Saltzman is so mad about this. In the middle of today's hearing he launched into a speech about the underlying respect that's supposed to govern labor negotiations, and accused Local 483 of behaving dishonorably.

"I don’t think you have any intention of paying it," said Saltzman, who erroneously believed there'd been a formal judgment against Local 483 for the money. Then to union Business Manager Erica Askin's protestations he said: "Talk is cheap. When we lose, we pay. But you are thumbing your nose at it."

The unexpected kerfuffle drew Kanwit back to the testimony table to recount the history of the case and throw shade. "We certainly would have taken a lesser amount," she said. "That offer was never made."

And the exchange coaxed Rob Wheaton, an Oregon AFSCME (American Federation of State, County and Municipal Employees) representative who sometimes negotiates with the city alongside Local 483, out of the audience. Wheaton acknowledged AFSCME had paid $250,000 when the city discovered its billing error—and said he wishes it hadn't.

"We walked by a valid legal defense, and we did so in order to foster a more positive relationship with the city," said Wheaton, who was practically shaking with indignation at Saltzman's accusations. "At this point I think that was a mistake. I have yet to see the City of Portland walk by a specious legal defense, let alone a valid one."

"Frankly, I thought that issue was behind us," he closed. "I’m appalled to see it raised here today."

The upshot of all this? Saltzman didn't vote for the agreement, so it couldn't be "emergency" ordinance that took effect immediately. (That opposition is a bit ironic, by the way, since Saltzman's been at the fore of saying city employees should be paid $15.) It'll pass, though, when it comes up again for a second reading.

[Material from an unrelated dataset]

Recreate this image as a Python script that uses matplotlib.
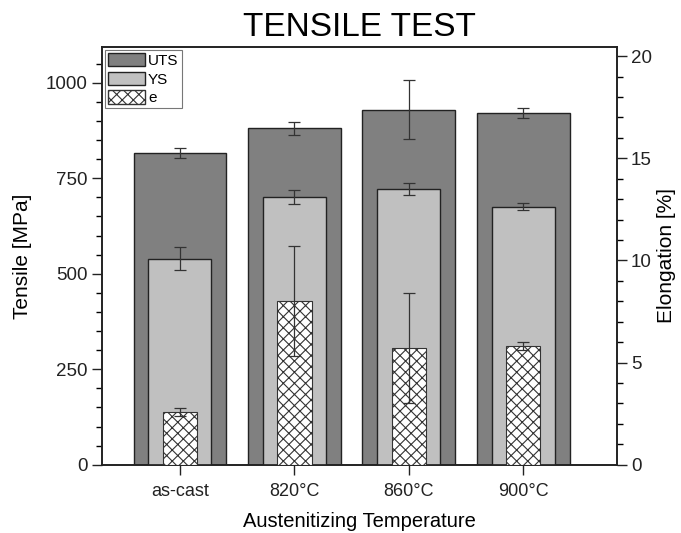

The other three commissioners on hand all support it (Nick Fish was absent), and seemed a little chagrinned by Saltzman's beef.

"I'm sad that we have had this diversion," Fritz said. "This is a wonderful step for the city of Portland."

City Commissioner Steve Novick, when it was his turn to vote, hesitated about saying something potentially "impolitic," then hit the nail on the head: "Every once in a while it's nice to be forced to do the right thing."

One other interesting thing that was overshadowed by the bickering: Kanwit suggested to council that the labor agreement will end up hurting parks service in the long run, since the city can no longer prop up its parks bureau so thoroughly on the work of people who are paid so little they require food stamps.

"The city has continued to provide an excellent recreation program through years of budget cuts," she said. "We anticipate that, moving forward toward full compliance, we’ll have to make cuts to programs in order to continue it in an affordable way."

Askin, noting the $49 million surplus the city just enjoyed, and the expectation of fat years ahead, doubts it.

"I think there's money to fund it properly."